» Requirements: Copy nothing but the part that opens with the line containing "Convert this chart" and closes with the line containing "const MZ_STEP = 5;". Do not include pictures.

» Extracted records:
· · · ·
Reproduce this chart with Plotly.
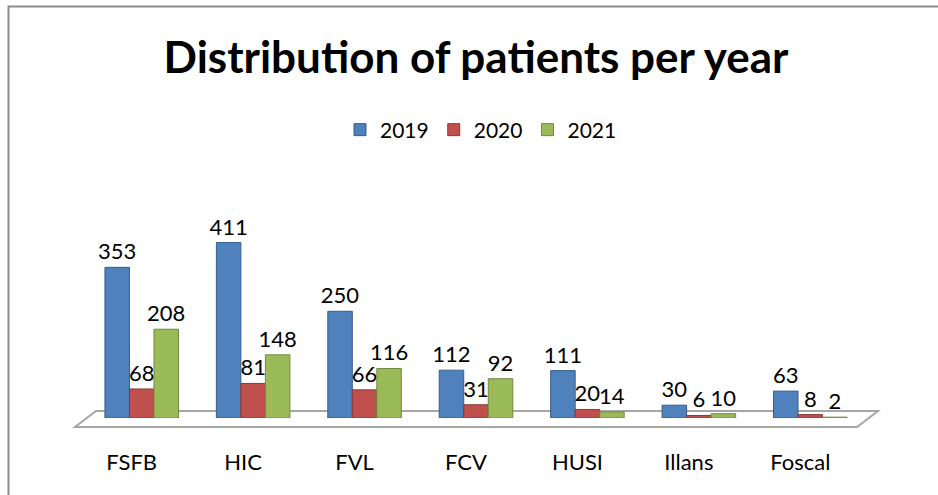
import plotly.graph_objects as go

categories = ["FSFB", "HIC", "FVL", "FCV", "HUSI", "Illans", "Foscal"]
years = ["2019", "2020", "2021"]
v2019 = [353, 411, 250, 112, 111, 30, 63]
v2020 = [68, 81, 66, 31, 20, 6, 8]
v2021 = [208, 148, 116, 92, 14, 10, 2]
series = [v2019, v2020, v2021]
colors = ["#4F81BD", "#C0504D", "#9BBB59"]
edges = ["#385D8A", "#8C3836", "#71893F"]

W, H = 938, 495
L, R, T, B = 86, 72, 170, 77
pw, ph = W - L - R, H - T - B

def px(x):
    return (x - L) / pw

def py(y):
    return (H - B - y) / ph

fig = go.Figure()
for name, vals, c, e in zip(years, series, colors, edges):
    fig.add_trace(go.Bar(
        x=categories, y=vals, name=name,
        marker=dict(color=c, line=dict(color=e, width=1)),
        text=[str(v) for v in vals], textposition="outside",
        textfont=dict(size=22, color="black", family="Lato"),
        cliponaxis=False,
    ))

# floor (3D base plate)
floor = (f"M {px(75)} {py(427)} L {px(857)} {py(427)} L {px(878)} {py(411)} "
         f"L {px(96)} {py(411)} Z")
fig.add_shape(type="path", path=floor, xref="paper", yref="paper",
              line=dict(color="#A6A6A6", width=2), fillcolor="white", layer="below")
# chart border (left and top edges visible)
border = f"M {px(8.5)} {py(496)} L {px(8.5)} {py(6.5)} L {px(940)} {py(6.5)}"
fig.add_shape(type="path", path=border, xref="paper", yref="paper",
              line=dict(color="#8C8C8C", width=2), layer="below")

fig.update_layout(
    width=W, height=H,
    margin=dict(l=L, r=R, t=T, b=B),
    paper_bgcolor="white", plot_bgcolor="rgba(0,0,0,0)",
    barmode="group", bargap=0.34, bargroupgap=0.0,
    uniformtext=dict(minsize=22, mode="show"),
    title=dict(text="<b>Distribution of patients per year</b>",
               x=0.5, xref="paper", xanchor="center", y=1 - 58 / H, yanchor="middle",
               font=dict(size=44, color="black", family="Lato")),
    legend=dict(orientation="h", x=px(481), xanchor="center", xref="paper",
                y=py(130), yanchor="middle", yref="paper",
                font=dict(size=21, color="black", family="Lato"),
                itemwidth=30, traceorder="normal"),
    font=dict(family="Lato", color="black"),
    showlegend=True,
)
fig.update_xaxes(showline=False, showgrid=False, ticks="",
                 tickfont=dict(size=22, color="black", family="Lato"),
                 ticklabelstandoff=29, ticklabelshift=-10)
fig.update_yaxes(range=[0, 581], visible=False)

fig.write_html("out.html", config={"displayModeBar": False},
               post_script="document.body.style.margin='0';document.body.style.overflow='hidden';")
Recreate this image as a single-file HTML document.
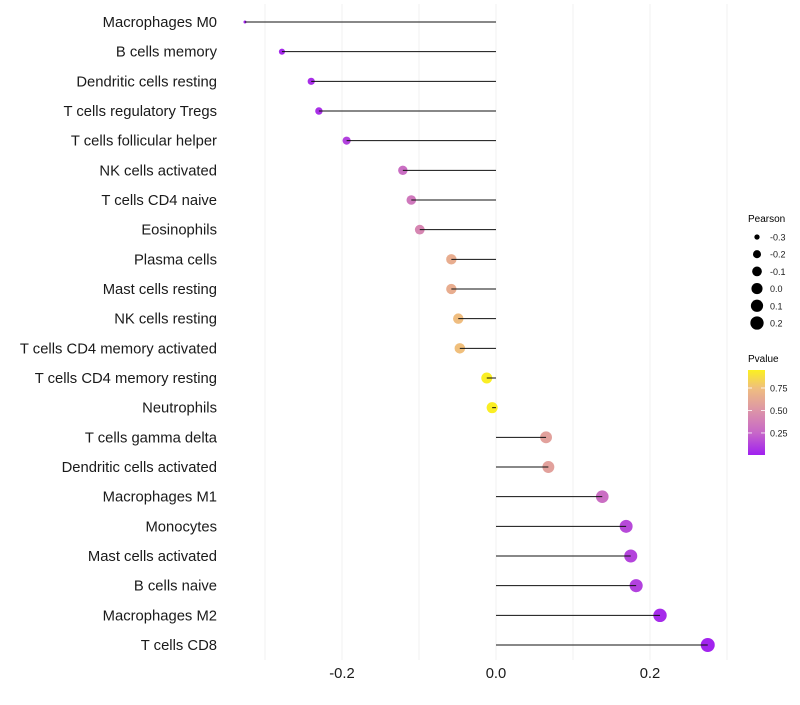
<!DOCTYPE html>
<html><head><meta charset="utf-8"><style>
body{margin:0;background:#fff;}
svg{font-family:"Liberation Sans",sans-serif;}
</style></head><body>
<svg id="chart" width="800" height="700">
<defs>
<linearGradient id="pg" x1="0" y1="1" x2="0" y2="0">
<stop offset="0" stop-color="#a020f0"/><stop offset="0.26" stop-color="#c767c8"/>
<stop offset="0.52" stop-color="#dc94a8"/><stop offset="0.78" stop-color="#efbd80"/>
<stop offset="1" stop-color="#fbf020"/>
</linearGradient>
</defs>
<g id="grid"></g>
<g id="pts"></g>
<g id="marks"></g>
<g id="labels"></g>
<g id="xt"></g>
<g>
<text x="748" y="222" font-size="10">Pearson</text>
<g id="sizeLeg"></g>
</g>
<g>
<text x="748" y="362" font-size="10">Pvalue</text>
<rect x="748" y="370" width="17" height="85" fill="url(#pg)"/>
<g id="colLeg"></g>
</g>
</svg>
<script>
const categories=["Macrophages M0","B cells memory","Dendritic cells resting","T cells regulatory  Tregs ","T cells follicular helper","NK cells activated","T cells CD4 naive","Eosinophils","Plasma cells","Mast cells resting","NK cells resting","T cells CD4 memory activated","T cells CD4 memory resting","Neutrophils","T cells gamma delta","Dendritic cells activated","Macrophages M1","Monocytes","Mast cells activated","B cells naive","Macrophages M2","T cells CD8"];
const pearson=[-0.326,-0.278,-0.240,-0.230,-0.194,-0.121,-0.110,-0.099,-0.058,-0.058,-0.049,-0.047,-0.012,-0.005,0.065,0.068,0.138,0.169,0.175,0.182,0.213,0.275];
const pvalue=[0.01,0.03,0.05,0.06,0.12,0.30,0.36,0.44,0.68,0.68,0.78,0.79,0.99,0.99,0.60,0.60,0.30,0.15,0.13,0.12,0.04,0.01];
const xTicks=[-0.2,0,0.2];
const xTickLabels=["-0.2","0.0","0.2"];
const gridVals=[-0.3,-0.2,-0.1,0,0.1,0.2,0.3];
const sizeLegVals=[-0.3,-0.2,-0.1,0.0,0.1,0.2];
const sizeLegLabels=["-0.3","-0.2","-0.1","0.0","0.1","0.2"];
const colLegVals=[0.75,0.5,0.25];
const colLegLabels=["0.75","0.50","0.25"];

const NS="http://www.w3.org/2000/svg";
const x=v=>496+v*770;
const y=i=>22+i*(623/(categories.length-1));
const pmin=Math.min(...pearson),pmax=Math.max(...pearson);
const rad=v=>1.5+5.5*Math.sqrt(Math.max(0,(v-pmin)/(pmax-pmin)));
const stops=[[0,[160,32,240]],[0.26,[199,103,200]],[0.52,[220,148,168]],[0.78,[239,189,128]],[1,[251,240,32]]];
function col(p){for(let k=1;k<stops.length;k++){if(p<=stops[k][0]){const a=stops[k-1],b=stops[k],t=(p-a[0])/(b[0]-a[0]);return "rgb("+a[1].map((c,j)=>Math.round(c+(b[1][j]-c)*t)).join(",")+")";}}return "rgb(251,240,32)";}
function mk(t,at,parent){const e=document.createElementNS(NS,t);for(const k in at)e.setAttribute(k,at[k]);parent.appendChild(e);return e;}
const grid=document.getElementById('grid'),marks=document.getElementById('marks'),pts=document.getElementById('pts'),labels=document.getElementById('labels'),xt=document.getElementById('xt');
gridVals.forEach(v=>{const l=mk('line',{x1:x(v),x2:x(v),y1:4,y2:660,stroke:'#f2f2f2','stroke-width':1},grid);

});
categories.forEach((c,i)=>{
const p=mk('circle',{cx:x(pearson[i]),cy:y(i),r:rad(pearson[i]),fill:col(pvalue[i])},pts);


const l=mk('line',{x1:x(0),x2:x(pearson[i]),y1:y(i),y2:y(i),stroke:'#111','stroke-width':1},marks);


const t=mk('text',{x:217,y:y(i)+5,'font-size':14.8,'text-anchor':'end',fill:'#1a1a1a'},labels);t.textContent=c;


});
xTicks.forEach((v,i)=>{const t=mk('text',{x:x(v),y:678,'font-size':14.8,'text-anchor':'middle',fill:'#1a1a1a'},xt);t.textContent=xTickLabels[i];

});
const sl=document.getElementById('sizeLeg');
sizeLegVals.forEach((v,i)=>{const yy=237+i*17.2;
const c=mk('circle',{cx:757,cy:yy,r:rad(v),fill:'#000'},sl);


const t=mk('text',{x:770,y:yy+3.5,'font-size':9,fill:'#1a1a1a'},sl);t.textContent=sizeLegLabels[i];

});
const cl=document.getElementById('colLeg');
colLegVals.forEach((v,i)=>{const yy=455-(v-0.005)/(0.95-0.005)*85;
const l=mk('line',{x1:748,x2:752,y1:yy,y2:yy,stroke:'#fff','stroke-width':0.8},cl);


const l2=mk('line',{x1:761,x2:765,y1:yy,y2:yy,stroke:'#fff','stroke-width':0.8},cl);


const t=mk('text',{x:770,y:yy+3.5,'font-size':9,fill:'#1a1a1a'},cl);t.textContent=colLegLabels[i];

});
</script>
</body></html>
· · · ·
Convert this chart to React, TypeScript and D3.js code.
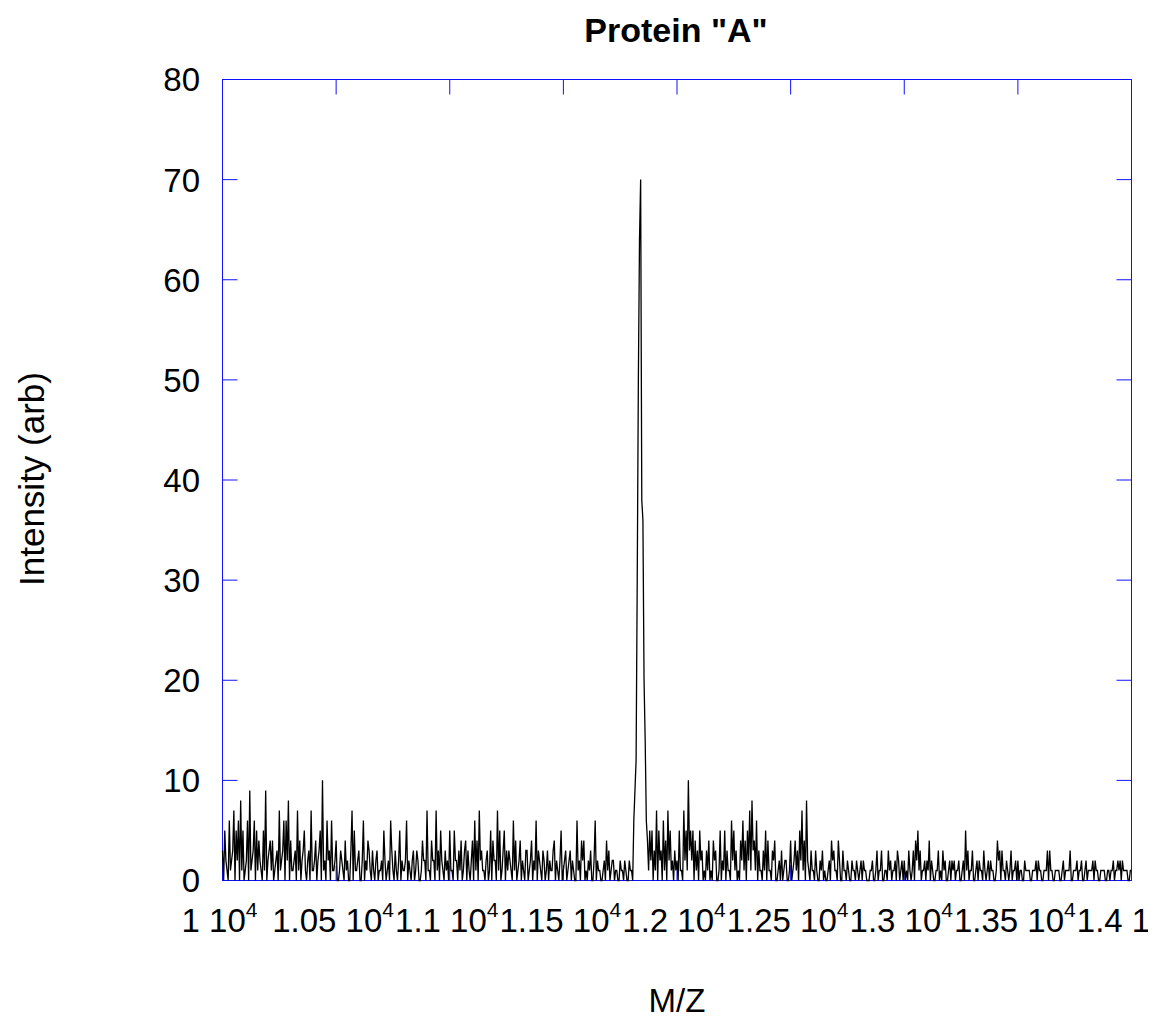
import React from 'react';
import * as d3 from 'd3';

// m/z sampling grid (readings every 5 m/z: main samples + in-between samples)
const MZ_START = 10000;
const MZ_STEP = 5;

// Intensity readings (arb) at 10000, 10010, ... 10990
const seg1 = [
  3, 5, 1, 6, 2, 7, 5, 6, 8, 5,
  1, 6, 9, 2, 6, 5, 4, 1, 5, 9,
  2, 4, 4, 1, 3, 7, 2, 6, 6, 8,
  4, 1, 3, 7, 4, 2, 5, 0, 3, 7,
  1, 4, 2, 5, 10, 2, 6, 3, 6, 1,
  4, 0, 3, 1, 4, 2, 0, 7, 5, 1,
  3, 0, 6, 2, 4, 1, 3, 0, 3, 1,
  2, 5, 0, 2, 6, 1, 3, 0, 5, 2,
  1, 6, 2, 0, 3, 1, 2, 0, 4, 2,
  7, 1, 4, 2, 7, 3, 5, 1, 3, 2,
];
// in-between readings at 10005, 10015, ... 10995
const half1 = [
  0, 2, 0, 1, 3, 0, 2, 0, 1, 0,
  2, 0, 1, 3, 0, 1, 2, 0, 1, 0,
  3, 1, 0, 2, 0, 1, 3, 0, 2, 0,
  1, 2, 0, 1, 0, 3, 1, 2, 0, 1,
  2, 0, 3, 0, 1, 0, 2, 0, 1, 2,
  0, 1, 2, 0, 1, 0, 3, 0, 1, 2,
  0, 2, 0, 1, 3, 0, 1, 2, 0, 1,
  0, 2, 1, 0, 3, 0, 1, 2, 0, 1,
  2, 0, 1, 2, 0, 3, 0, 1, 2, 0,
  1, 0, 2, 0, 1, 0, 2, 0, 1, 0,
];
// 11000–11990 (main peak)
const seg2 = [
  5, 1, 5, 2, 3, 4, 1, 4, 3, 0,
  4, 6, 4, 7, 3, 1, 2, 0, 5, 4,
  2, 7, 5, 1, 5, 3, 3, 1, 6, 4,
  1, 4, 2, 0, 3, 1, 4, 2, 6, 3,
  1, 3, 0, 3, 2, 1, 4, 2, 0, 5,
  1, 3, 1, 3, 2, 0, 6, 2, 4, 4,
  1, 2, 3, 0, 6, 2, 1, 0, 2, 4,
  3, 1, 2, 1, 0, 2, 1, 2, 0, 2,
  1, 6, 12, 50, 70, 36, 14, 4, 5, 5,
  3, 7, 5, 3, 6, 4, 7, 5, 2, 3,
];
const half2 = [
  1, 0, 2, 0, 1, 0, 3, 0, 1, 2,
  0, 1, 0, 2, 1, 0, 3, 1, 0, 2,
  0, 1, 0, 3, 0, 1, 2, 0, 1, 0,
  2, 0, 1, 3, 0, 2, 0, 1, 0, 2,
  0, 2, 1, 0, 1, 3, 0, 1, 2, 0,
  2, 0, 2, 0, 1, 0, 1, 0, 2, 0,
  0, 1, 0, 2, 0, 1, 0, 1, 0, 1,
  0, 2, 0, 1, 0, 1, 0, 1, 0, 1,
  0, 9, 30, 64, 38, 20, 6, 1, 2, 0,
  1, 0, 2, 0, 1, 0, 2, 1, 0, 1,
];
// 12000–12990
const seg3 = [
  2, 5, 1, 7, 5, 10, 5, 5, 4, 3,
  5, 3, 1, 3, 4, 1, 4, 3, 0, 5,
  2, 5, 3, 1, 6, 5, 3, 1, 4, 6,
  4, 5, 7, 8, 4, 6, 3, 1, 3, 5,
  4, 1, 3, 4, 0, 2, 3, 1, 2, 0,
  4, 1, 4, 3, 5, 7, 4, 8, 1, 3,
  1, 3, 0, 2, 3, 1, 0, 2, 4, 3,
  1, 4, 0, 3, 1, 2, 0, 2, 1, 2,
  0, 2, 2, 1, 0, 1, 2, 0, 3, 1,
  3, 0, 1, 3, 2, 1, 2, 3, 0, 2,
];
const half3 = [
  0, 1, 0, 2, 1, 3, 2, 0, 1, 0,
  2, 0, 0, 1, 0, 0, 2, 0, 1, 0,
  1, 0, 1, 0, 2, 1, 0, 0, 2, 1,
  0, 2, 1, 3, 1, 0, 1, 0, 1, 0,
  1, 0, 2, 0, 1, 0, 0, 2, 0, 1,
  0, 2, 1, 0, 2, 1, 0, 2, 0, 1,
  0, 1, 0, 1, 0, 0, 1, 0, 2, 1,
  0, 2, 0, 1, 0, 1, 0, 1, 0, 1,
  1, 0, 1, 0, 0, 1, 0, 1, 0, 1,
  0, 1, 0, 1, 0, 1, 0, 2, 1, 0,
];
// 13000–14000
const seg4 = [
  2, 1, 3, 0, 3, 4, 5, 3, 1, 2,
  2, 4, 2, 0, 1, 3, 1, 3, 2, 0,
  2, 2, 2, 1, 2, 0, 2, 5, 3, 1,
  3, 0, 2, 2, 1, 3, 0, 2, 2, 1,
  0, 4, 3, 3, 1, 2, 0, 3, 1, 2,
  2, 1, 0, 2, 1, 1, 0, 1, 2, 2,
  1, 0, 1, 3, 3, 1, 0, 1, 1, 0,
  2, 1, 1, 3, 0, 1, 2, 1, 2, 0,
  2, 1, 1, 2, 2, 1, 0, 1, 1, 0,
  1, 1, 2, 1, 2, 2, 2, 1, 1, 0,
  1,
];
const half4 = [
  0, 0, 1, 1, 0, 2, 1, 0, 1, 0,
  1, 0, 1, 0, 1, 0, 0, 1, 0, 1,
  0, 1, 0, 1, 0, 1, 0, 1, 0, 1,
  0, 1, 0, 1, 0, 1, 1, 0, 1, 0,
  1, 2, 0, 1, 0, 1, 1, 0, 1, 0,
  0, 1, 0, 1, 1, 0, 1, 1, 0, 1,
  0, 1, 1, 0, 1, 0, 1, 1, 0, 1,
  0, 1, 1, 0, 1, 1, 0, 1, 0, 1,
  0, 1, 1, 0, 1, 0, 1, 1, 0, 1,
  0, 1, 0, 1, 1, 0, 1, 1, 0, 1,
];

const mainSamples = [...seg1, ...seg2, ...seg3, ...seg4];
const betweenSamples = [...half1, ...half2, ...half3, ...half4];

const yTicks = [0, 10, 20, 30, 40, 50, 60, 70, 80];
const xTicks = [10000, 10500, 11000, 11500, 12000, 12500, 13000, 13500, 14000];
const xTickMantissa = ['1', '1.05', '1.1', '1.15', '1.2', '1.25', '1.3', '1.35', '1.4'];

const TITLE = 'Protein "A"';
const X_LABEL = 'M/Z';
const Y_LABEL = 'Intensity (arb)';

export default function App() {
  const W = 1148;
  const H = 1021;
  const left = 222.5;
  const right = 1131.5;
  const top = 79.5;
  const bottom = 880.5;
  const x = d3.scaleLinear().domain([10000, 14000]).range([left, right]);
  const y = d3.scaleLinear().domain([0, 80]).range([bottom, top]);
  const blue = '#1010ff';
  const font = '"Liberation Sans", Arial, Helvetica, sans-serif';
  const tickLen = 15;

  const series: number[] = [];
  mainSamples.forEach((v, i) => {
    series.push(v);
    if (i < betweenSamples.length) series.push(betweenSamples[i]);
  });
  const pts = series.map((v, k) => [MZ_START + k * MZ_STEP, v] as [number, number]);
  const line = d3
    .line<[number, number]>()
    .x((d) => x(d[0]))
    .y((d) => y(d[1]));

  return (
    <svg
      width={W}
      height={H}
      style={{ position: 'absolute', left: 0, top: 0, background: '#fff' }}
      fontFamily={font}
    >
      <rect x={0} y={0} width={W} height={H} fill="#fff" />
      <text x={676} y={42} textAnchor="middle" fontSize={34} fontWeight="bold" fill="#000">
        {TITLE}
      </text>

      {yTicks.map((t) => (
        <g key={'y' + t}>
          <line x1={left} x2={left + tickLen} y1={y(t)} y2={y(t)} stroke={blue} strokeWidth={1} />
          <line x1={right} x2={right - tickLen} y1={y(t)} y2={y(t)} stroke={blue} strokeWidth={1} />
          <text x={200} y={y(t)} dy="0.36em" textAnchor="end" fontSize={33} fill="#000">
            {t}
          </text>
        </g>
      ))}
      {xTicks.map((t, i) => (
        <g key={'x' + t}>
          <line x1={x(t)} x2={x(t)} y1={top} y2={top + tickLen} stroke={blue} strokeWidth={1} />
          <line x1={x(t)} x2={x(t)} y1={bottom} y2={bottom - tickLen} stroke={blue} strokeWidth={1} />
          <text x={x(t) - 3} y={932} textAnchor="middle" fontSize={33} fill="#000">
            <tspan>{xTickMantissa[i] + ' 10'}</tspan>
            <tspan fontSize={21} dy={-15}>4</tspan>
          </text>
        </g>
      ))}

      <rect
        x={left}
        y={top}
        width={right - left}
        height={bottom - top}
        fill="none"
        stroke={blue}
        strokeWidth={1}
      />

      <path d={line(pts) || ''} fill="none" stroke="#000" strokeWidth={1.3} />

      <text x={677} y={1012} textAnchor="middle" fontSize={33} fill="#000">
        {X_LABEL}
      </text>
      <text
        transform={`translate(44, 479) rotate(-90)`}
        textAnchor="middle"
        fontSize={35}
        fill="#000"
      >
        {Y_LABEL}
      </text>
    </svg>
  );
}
· · · ·
» Response to the exercise:
Convert this chart to React, TypeScript and D3.js code.
import React from 'react';
import * as d3 from 'd3';

// m/z sampling grid (readings every 5 m/z: main samples + in-between samples)
const MZ_START = 10000;
const MZ_STEP = 5;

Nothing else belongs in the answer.